My motto with my business is “love your house for less.” I always tell people, I can’t remodel a kitchen for $5,000, but it doesn’t have to be $50,000, either. Even today, I can’t help but think, how much money are we putting into this and how much money are we going to be able to get back? In my kitchen, for example, I’ve got 75-square-feet of countertop and I did it all for $800, but that allowed me to splurge $25,000 to vault the ceilings and make the stove wall the big feature. We spent over $20,000 just on our flooring, but that’s the thing. If I send a cute picture of my kid out, it doesn’t matter. Nobody looks at the kid… they comment on the floor.
How would you describe your style?
“I have a very masculine, almost austere, aesthetic. For the most part, I’m never going to use any color in my home design, with the exception of a pop of red or green. But, yet, I have tons and tons of layers and textures in neutrals. I’m always going to have matte blacks, and grays, and metals, and some sort of rustic wood.”
The master bathroom is really amazing. Can you tell me more about how you approached this space?
“My husband and I had the requirement that we wanted to shower heads and a big Jacuzzi tub. As I was playing with the layout, I couldn’t get any other layout to work except for having the tub up against the wall and then the shower, so half of our bathroom is what I like to call the ‘wet area’ and the other half is the ‘dry area.’ I am a total material snob, so I don’t want anything that’s not real. The entire shower is Carrara marble with travertine marble on the floor, and the bricks on the wall are actually street pavers from the Midwest that we had milled into veneers. Then, I found a rotted fence post for the top of the vanity and old table legs for the legs. None of the materials match and I kept them all with their original patina.”
The built-in bunk beds for your kids are genius! Was this something you had always envisioned for them?

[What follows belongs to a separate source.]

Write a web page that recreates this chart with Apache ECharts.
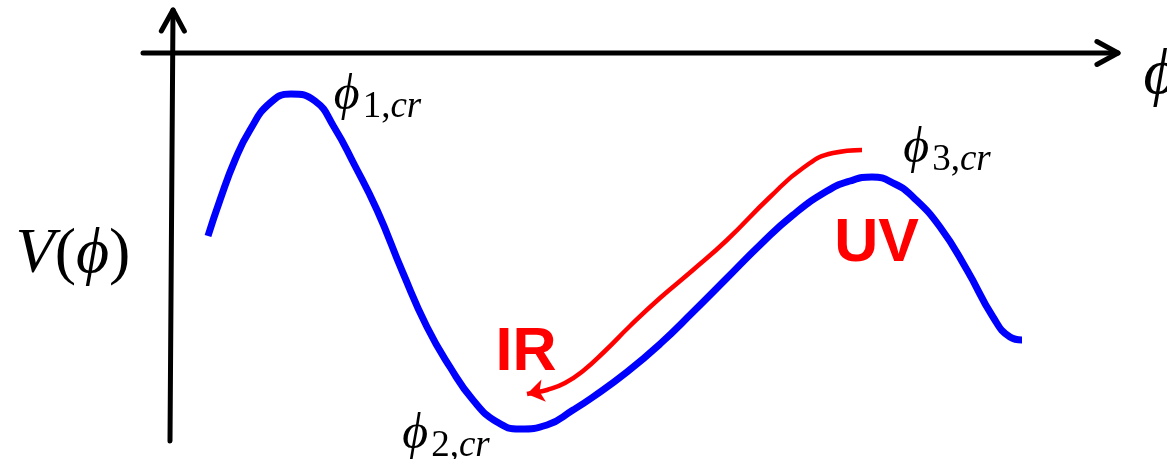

“The room was long and narrow, so if you just had beds up against the wall there would have only been about a foot and a half left at the end of the bed. It’s like, what do you do with that space? So at the end of the mattresses inside the bunk beds are shelves where our son can keep his video games or our daughter can put all her makeup and dolls. It’s a good secondary play space for them.
Now that the space is complete, is there a room where you like to spend all your time?
No, I don’t think there is. I have I think our house is a really good example of using space the best that you can for our family and not having the most massive space. Every room is meticulously designed for what we need it to do. Even our office has a 20-foot long desk because my husband has half of it and I have half of it. We renovated our house over the course of seven years so we had time to highly curate everything.
Your home is super cozy. Do you have any tips for making a space feel extra warm and welcoming this season?
In Minnesota, fall is absolutely the best. The air is crisp and cool, it’s so sunny, it’s unbelievably gorgeous with the leaves turning—it’s probably everybody’s favorite season here. Our wood-burning fireplace is our primary source of heat in the winter. My advice for people is to hunker down and get cozy with different materials and textures. I love the juxtaposition of super modern pieces with something really rustic. For instance, my couch is sleek and modern, but it’s paired with the reclaimed wood floors. Play with natural elements and add tons of layers and textures. It can still be very clean with modern lines without it feeling sterile.